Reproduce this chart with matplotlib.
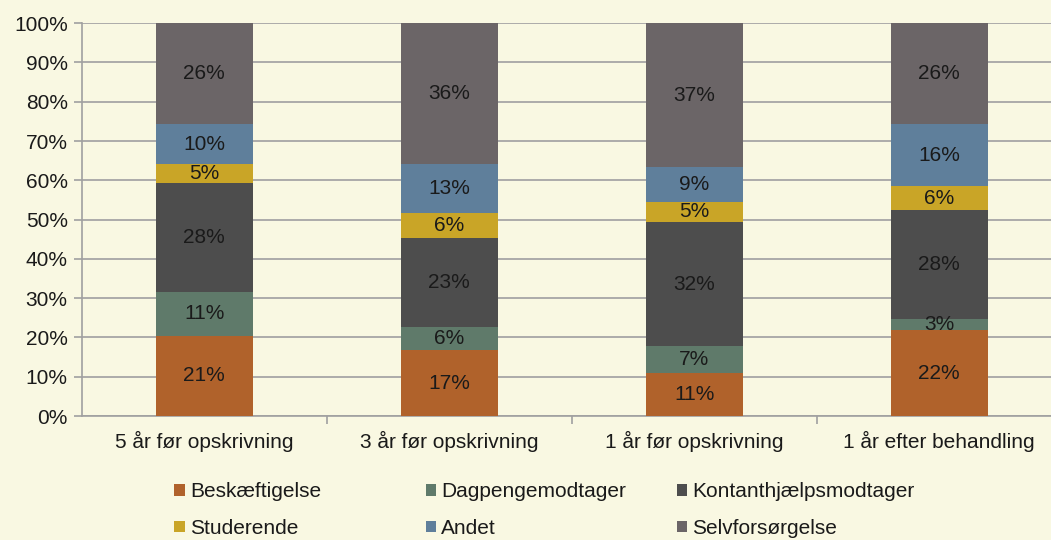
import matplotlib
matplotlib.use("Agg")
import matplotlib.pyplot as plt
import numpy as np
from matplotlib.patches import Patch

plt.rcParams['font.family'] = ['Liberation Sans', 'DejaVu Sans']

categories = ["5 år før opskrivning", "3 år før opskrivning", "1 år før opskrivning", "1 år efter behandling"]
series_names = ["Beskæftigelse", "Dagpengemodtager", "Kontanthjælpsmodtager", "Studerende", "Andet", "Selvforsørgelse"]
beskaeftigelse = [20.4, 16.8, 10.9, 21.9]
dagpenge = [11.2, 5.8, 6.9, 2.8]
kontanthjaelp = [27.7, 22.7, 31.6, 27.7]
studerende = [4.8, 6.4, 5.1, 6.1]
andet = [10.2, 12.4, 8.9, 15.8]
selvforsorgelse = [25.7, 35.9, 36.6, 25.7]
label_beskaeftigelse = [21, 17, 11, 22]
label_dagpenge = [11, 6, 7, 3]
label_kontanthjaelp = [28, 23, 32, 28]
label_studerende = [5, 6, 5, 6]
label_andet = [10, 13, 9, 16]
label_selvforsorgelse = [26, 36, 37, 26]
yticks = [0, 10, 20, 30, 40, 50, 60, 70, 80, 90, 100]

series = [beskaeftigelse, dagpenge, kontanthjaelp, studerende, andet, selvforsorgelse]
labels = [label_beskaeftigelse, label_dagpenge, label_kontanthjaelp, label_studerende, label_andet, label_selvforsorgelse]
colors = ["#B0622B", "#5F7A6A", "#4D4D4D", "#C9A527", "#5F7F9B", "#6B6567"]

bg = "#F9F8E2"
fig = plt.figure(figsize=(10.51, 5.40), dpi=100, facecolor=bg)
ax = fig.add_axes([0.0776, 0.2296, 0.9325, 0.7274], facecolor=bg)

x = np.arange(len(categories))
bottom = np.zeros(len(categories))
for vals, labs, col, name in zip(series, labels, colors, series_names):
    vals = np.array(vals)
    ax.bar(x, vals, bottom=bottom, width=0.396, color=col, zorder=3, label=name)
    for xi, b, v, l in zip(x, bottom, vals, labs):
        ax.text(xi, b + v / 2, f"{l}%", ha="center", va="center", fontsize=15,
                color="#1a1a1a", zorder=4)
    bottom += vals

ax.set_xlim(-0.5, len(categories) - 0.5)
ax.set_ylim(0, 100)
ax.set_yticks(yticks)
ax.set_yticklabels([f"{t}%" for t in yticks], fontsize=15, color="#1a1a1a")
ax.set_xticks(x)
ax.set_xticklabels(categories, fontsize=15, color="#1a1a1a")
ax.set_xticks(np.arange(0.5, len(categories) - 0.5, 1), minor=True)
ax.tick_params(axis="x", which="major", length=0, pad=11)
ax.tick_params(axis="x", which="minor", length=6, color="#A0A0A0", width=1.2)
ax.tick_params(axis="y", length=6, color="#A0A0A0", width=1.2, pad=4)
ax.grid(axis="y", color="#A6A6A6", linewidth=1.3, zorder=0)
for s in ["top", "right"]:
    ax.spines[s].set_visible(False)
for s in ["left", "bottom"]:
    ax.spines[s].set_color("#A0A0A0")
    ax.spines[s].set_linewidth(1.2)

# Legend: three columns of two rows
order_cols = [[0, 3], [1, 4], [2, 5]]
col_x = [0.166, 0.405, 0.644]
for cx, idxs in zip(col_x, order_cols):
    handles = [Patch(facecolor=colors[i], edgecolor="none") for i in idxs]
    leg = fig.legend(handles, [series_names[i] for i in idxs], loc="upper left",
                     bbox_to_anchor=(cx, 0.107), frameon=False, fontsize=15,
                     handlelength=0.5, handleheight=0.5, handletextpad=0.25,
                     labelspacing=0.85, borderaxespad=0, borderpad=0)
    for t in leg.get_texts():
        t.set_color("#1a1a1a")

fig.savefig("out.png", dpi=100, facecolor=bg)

**Task statement:** Select all lines in the listing that include the word "matplotlib".

**Exercise solution:**
Reproduce this chart with matplotlib.
import matplotlib
matplotlib.use("Agg")
import matplotlib.pyplot as plt
from matplotlib.patches import Patch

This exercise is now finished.